- Associated Press - Saturday, October 25, 2014

DARBY, Mont. (AP) - There’s been a lot of life that’s gone by since she parked her very first motorcycle - a 1949 Indian Scout - at the gas station where her boyfriend worked.

Pauline “Frankie” Birnn can still remember its metallic blue and silver paint job.

She was 18 and living in New Jersey.

It was a different time and most folks frowned on the idea of a woman riding a motorcycle back then. Her father sat firmly in that camp.

“My dad didn’t want me to ride,” she remembers. “If he knew I had that motorcycle, he would have told me to get rid of it or get out. So I hid my bike at Bob’s place.”

Her father couldn’t have known that Birnn’s life was already set to revolve around two-wheeled travel, a face full of wind and the joy that comes with the freedom of the open road.

“I was almost out of high school when I first realized that a girl could ride too,” Birnn said. “I was riding one day behind Bob and we came to a stop at a corner.”

Another motorcycle came by and Birnn noticed the driver was female.

“I started banging on the back of Bob’s head,” she said, with a smile. “I said: ‘You see that? You see that? That was a girl.’ I decided I was going to ride a motorcycle too, right then.”

For almost 70 years, that’s exactly what she’s done.

On almost any day when the temperatures rise into comfortable digits, the 86-year-old Birnn will fire up her Suzuki Savage and go for a spin around the southern reaches of the Bitterroot Valley.

“I do love being able to say I ride a Savage,” Birnn said. “Most of the time, I just go ride by myself. I suppose if I had a sidecar, I’d probably take Jugs along.”

Jugs is her oversized German shepherd who seems content with all four paws firmly on the ground.

“Most of the time, I ride somewhere between 36 and 40 miles a day,” she said. “My goal now is to ride 500 miles a year. It used to be 1,000, but I guess I’m slowing down a little. So far I’ve ridden 638 miles this year.

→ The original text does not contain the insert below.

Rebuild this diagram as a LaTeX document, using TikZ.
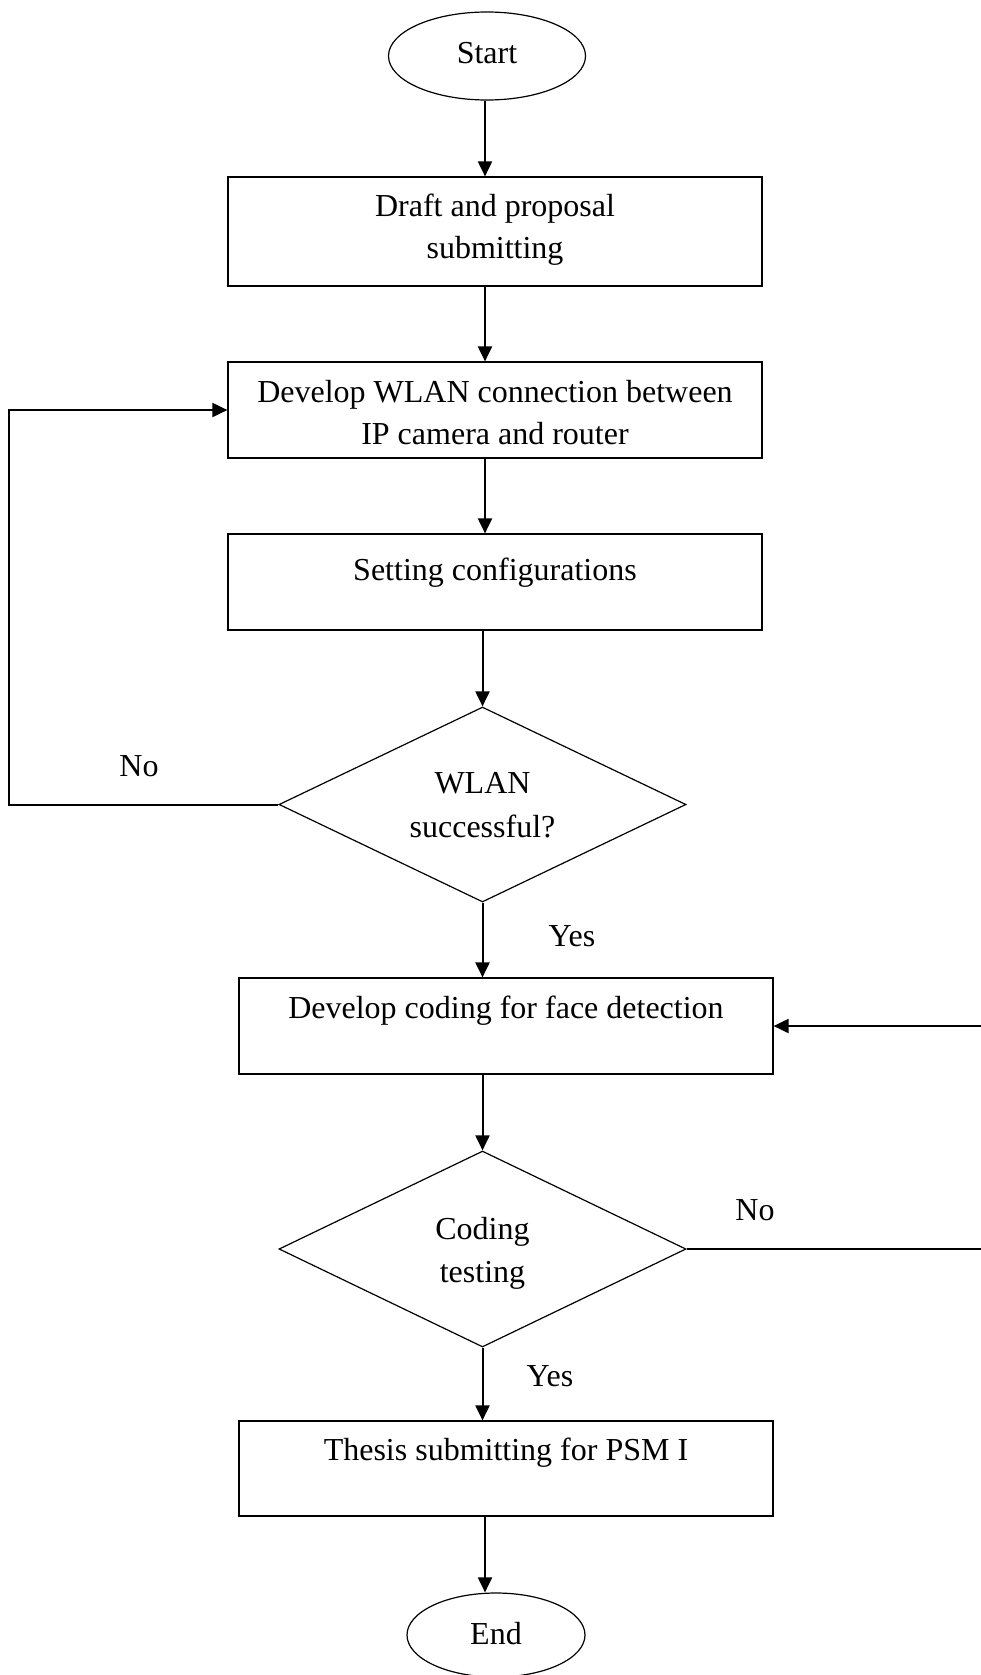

“Those extra miles might have to go toward next year’s goal. Or maybe they’ll end up being just a little extra.”

Riding the quiet lanes in the Bitterroot is a long ways from her days as a member of the Pink Pussycats.

“There were five of us girls who rode together back then. We called ourselves the Pink Pussycats. I really don’t know why,” she said. “One called herself Witch Hazel. We all put pink caps on our gas tanks to let people know who we were.”

These days, Birnn lives just south of Darby in the place she and her now deceased husband found in 1975 following a three-year adventure of living at 7,000 feet in Colorado’s Rocky Mountains.

“We moved to Colorado on the same year that John Denver’s ‘Rocky Mountain High’ was a popular song,” Birnn said. “I made sure I had the record.”

But that was about all she liked about Colorado. The house her husband found was on a long and windy stretch of dirt road that wasn’t at all good for riding a motorcycle.

“I remember just walking into that house and bawling,” she said. “Montana never looked so good when we ended up here.”

Her house now is at the end of Motorcycle Boulevard. You know you’ve arrived when you spot the big poster of a black leather jacket-clad Marlon Brando leaning on his motorcycle on the shed door. Right next to that, there’s a bumper sticker that depicts a can of “Whoop Ass” and an accompanying saying: “When opened may be hazardous to your health!”

Around here, most people know the energetic Birnn by her nickname, Frankie.

“I was absolutely crazy about Frank Sinatra,” Birnn said. “I got to see him at the Paramount Theater in New York City. I was one of many screaming teenagers.”

But her most memorable evening came when she ended up sitting in the back seat of a car next to her favorite country-western singer, Wanda Jackson.

“After one of her shows, I asked Wanda if she would eat out with us and she accepted,” Birnn said. She sat next to Jackson as they ate in the backseat of the car at a drive-in restaurant. “I felt like I died and went to heaven. For sure, it was my most memorable evening.”

These days, her memories are made much closer to home.

She got her last speeding ticket in her 75th year. Birnn said that was probably her husband’s fault.

“Bob told me that my bike’s not riding right and I needed to crank it up and blow out some carbon,” she said. “I was a little ways south of Darby and had a stretch of road all to myself. I opened it up.

“It was my birthday. I decided I wanted to ride 75 mph.”

The Montana Highway patrolman who came along wasn’t amused.

“He was a long, big drink of water,” Birnn remembered. “He was dead serious when he looked at me and asked for my license and registration.

“Just before he left, he looked at me and said: ‘I used to ride one of those. You be careful.’ “

Birnn’s face lights up when she remembers hearing that.

“Never in my wildest dreams did I think I’d still be riding at this age,” she said. “I still love the feel of the highway. I just love to ride. And, when it really comes down to it, I just don’t feel that old.”